What to work on — Print, word for word, the opening line of the data below and every line after it through the line that contains "const xTicks = [0, 25, 50, 75, 100];", but not the pictures.

****************

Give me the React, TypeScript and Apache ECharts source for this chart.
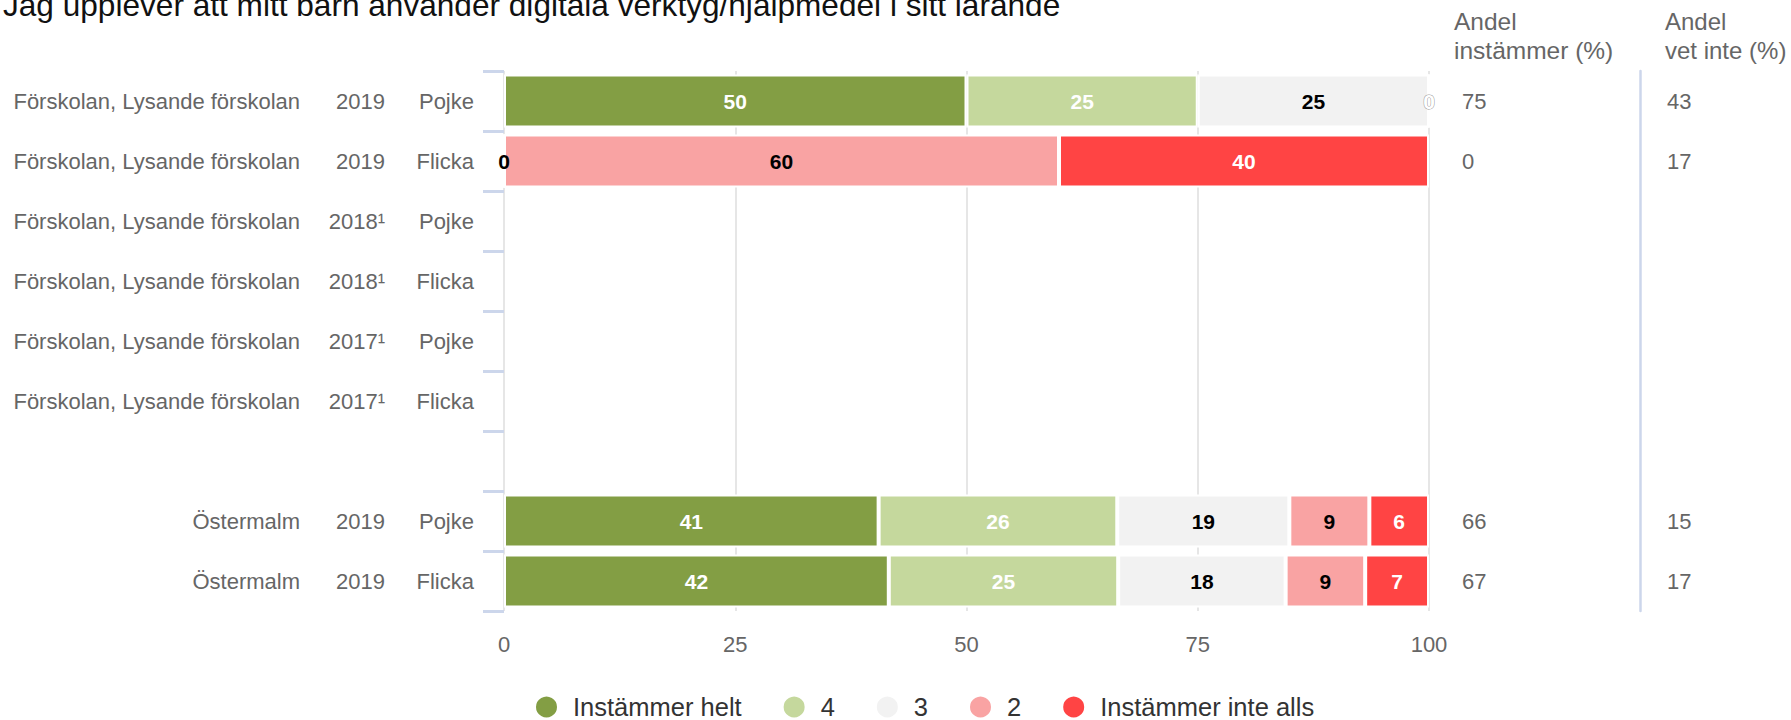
import React, { useEffect, useRef } from "react";
import * as echarts from "echarts";

const FONT = "'Liberation Sans', Arial, Helvetica, sans-serif";

const titleText = "Jag upplever att mitt barn använder digitala verktyg/hjälpmedel i sitt lärande";

const schools = [
  "Förskolan, Lysande förskolan",
  "Förskolan, Lysande förskolan",
  "Förskolan, Lysande förskolan",
  "Förskolan, Lysande förskolan",
  "Förskolan, Lysande förskolan",
  "Förskolan, Lysande förskolan",
  "",
  "Östermalm",
  "Östermalm",
];
const years = ["2019", "2019", "2018¹", "2018¹", "2017¹", "2017¹", "", "2019", "2019"];
const genders = ["Pojke", "Flicka", "Pojke", "Flicka", "Pojke", "Flicka", "", "Pojke", "Flicka"];

const instammerHelt = [50, 0, null, null, null, null, null, 40.5, 41.6];
const fyra = [25, 0, null, null, null, null, null, 25.8, 24.8];
const tre = [25, 0, null, null, null, null, null, 18.6, 18.1];
const tva = [0, 60, null, null, null, null, null, 8.65, 8.6];
const inteAlls = [0, 40, null, null, null, null, null, 6.45, 6.9];

const andelInstammer = ["75", "0", "", "", "", "", "", "66", "67"];
const andelVetInte = ["43", "17", "", "", "", "", "", "15", "17"];

const xTicks = [0, 25, 50, 75, 100];

const seriesDefs = [
  { name: "Instämmer helt", values: instammerHelt, color: "#839e44", labelColor: "#ffffff", zeroLabels: [] as number[] },
  { name: "4", values: fyra, color: "#c5d89d", labelColor: "#ffffff", zeroLabels: [] as number[] },
  { name: "3", values: tre, color: "#f2f2f2", labelColor: "#000000", zeroLabels: [1] },
  { name: "2", values: tva, color: "#f9a3a3", labelColor: "#000000", zeroLabels: [] as number[] },
  { name: "Instämmer inte alls", values: inteAlls, color: "#ff4444", labelColor: "#ffffff", zeroLabels: [0] },
];

export default function App() {
  const ref = useRef<HTMLDivElement>(null);

  useEffect(() => {
    if (!ref.current) return;
    const chart = echarts.init(ref.current, null, { renderer: "svg" });

    const gridLeft = 504;
    const gridRight = 1791 - 1429;

    const series = seriesDefs.map((d) => ({
      name: d.name,
      type: "bar",
      stack: "total",
      barWidth: 53,
      itemStyle: { color: d.color, borderColor: "#ffffff", borderWidth: 2 },
      label: {
        show: true,
        position: "inside",
        fontFamily: FONT,
        fontSize: 21,
        fontWeight: "bold",
        color: d.labelColor,
        formatter: (p: any) => String(Math.round(p.value)),
      },
      emphasis: { disabled: true },
      data: d.values.map((v, i) => {
        if (v === 0) {
          const show = d.zeroLabels.includes(i);
          return {
            value: 0,
            label: show
              ? d.labelColor === "#ffffff"
                ? { show: true, textBorderColor: "#999999", textBorderWidth: 1 }
                : { show: true }
              : { show: false },
          };
        }
        return v;
      }),
    }));

    const baseCat = {
      type: "category",
      inverse: true,
      gridIndex: 0,
      axisLine: { show: false },
      axisTick: { show: false },
      splitLine: { show: false },
    };

    const labelStyle = { fontFamily: FONT, fontSize: 22, color: "#666666" };

    chart.setOption({
      animation: false,
      textStyle: { fontFamily: FONT },
      title: {
        text: titleText,
        left: -2,
        top: -16,
        textStyle: { fontFamily: FONT, fontSize: 31.6, fontWeight: "normal", color: "#111111" },
      },
      legend: {
        left: 529,
        top: 689,
        icon: "circle",
        itemWidth: 23,
        itemHeight: 23,
        itemGap: 40,
        selectedMode: false,
        textStyle: { fontFamily: FONT, fontSize: 25.5, color: "#333333", padding: [0, 0, 0, 10] },
        data: seriesDefs.map((d) => d.name),
      },
      grid: { left: gridLeft, right: gridRight, top: 71, height: 540, containLabel: false },
      xAxis: {
        type: "value",
        min: xTicks[0],
        max: xTicks[xTicks.length - 1],
        interval: 25,
        axisLine: { show: false },
        axisTick: { show: false },
        axisLabel: { ...labelStyle, margin: 22 },
        splitLine: { show: true, lineStyle: { color: "#e6e6e6", width: 2 } },
      },
      yAxis: [
        {
          ...baseCat,
          position: "left",
          offset: 0,
          data: genders,
          axisTick: { show: true, length: 21, lineStyle: { color: "#ccd6eb", width: 3 } },
          axisLabel: { ...labelStyle, margin: 30 },
        },
        {
          ...baseCat,
          position: "left",
          offset: 0,
          data: years,
          axisLabel: { ...labelStyle, margin: 119 },
        },
        {
          ...baseCat,
          position: "left",
          offset: 0,
          data: schools,
          axisLabel: { ...labelStyle, margin: 204 },
        },
        {
          ...baseCat,
          position: "right",
          offset: 0,
          data: andelInstammer,
          axisLabel: { ...labelStyle, margin: 33, align: "left" },
        },
        {
          ...baseCat,
          position: "right",
          offset: 211,
          data: andelVetInte,
          axisLine: { show: true, lineStyle: { color: "#ccd6eb", width: 2.5 } },
          axisLabel: { ...labelStyle, margin: 27, align: "left" },
        },
      ],
      graphic: [
        {
          type: "text",
          left: 1454,
          top: 7,
          style: { text: "Andel\ninstämmer (%)", fontFamily: FONT, fontSize: 24.5, lineHeight: 29, fill: "#666666" },
        },
        {
          type: "text",
          left: 1665,
          top: 7,
          style: { text: "Andel\nvet inte (%)", fontFamily: FONT, fontSize: 24, lineHeight: 29, fill: "#666666" },
        },
      ],
      series,
    });

    return () => chart.dispose();
  }, []);

  return (
    <div
      ref={ref}
      style={{ position: "fixed", left: 0, top: 0, width: 1791, height: 720, background: "#ffffff" }}
    />
  );
}
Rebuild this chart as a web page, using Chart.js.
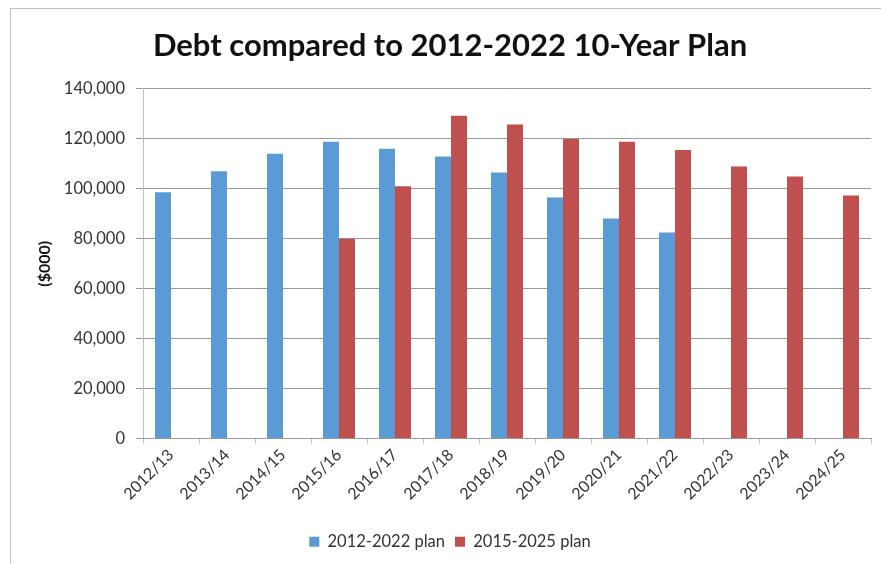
<!DOCTYPE html>
<html>
<head>
<meta charset="utf-8">
<script src="https://cdn.jsdelivr.net/npm/chart.js@4.4.1/dist/chart.umd.min.js"></script>
<style>
    body { margin: 0; background: #fff; overflow: hidden; }
    #frame { position: absolute; left: 10px; top: 8px; width: 900px; height: 600px; border: 1px solid #c4c4c4; }
    #debtChart { position: absolute; left: 0; top: 0; }
</style>
</head>
<body>
<div id="frame"></div>
<canvas id="debtChart" width="881" height="564"></canvas>
<script>
// Dane wykresu
const years = ['2012/13', '2013/14', '2014/15', '2015/16', '2016/17', '2017/18', '2018/19',
    '2019/20', '2020/21', '2021/22', '2022/23', '2023/24', '2024/25'];
const plan2012 = [98600, 107000, 114000, 118900, 116100, 112900, 106500, 96500, 88100, 82500, null, null, null];
const plan2015 = [null, null, null, 80000, 101000, 129300, 125800, 120000, 118900, 115600, 108900, 104900, 97300];
const yTicks = [0, 20000, 40000, 60000, 80000, 100000, 120000, 140000];

const font = 'Lato, "Open Sans", sans-serif';

const ctx = document.getElementById('debtChart').getContext('2d');

const chart = new Chart(ctx, {
    type: 'bar',
    data: {
        labels: years,
        datasets: [{
            label: '2012-2022 plan',
            data: plan2012,
            backgroundColor: '#5b9bd5',
            categoryPercentage: 0.572,
            barPercentage: 1
        }, {
            label: '2015-2025 plan',
            data: plan2015,
            backgroundColor: '#c0504d',
            categoryPercentage: 0.572,
            barPercentage: 1
        }]
    },
    options: {
        responsive: false,
        animation: false,
        layout: {
            padding: { top: 28, left: 29, right: 10, bottom: 4 }
        },
        scales: {
            y: {
                min: 0,
                max: 140000,
                afterBuildTicks: (scale) => { scale.ticks = yTicks.map(v => ({ value: v })); },
                afterFit: (scale) => { scale.width = 114; },
                ticks: {
                    color: '#333',
                    padding: 11,
                    font: { family: font, size: 16.5 },
                    callback: (v) => v.toLocaleString('en-US')
                },
                grid: { color: '#999', tickLength: 7 },
                border: { color: '#c0c0c0' },
                title: {
                    display: true,
                    text: '($000)',
                    color: '#111',
                    padding: { top: 6, bottom: 0 },
                    font: { family: font, size: 16, weight: 'bold' }
                }
            },
            x: {
                afterFit: (scale) => { scale.height = 85; },
                ticks: {
                    color: '#333',
                    minRotation: 45,
                    maxRotation: 45,
                    padding: 2,
                    font: { family: font, size: 16 }
                },
                grid: { drawOnChartArea: false, color: '#c0c0c0', tickLength: 5 },
                border: { color: '#999' }
            }
        },
        plugins: {
            title: {
                display: true,
                text: 'Debt compared to 2012-2022 10-Year Plan',
                color: '#111',
                padding: { top: 0, bottom: 25 },
                font: { family: font, size: 31, weight: 'bold', lineHeight: 1.16 }
            },
            legend: {
                display: true,
                position: 'bottom',
                labels: {
                    color: '#333',
                    boxWidth: 10,
                    boxHeight: 10,
                    padding: 10,
                    font: { family: font, size: 16.5 }
                }
            },
            tooltip: { enabled: false }
        }
    }
});
</script>
</body>
</html>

****************

Completed exercise —
Give me the React, TypeScript and Apache ECharts source for this chart.
import React, { useEffect, useRef } from "react";
import * as echarts from "echarts";

const FONT = "'Liberation Sans', Arial, Helvetica, sans-serif";

const titleText = "Jag upplever att mitt barn använder digitala verktyg/hjälpmedel i sitt lärande";

const schools = [
  "Förskolan, Lysande förskolan",
  "Förskolan, Lysande förskolan",
  "Förskolan, Lysande förskolan",
  "Förskolan, Lysande förskolan",
  "Förskolan, Lysande förskolan",
  "Förskolan, Lysande förskolan",
  "",
  "Östermalm",
  "Östermalm",
];
const years = ["2019", "2019", "2018¹", "2018¹", "2017¹", "2017¹", "", "2019", "2019"];
const genders = ["Pojke", "Flicka", "Pojke", "Flicka", "Pojke", "Flicka", "", "Pojke", "Flicka"];

const instammerHelt = [50, 0, null, null, null, null, null, 40.5, 41.6];
const fyra = [25, 0, null, null, null, null, null, 25.8, 24.8];
const tre = [25, 0, null, null, null, null, null, 18.6, 18.1];
const tva = [0, 60, null, null, null, null, null, 8.65, 8.6];
const inteAlls = [0, 40, null, null, null, null, null, 6.45, 6.9];

const andelInstammer = ["75", "0", "", "", "", "", "", "66", "67"];
const andelVetInte = ["43", "17", "", "", "", "", "", "15", "17"];

const xTicks = [0, 25, 50, 75, 100];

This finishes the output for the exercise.